Given request:
Beginning with the line that contains "Convert this chart to matplotlib code." and ending with the line that contains "wedges[1].set_radius(189)", reproduce each line exactly; include both and add nothing.

Entries provided:
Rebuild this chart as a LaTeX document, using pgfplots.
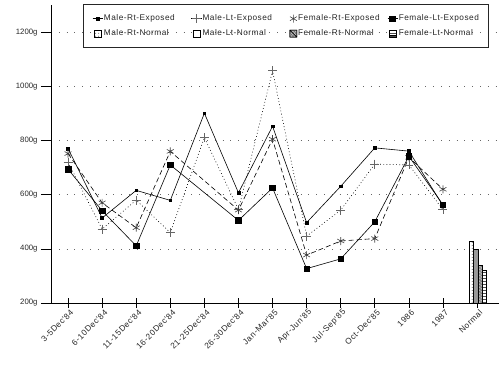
...
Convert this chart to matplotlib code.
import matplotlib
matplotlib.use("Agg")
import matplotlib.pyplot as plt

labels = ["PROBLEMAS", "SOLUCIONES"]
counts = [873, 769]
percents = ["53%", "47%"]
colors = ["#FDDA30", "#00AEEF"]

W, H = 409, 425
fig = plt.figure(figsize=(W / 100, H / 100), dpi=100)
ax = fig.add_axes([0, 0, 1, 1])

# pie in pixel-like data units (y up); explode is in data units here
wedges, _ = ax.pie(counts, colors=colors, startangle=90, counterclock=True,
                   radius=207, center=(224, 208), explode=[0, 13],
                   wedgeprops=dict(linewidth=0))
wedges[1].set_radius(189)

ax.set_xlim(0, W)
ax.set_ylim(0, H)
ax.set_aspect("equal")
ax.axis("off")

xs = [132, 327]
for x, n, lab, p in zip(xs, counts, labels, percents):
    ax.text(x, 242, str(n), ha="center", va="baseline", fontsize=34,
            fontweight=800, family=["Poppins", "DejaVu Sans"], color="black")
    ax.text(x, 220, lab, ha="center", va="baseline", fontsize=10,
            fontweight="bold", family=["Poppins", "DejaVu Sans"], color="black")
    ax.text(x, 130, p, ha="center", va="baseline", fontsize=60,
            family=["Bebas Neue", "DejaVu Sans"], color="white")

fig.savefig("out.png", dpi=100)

Worked solution:
Convert this chart to matplotlib code.
import matplotlib
matplotlib.use("Agg")
import matplotlib.pyplot as plt

labels = ["PROBLEMAS", "SOLUCIONES"]
counts = [873, 769]
percents = ["53%", "47%"]
colors = ["#FDDA30", "#00AEEF"]

W, H = 409, 425
fig = plt.figure(figsize=(W / 100, H / 100), dpi=100)
ax = fig.add_axes([0, 0, 1, 1])

# pie in pixel-like data units (y up); explode is in data units here
wedges, _ = ax.pie(counts, colors=colors, startangle=90, counterclock=True,
                   radius=207, center=(224, 208), explode=[0, 13],
                   wedgeprops=dict(linewidth=0))
wedges[1].set_radius(189)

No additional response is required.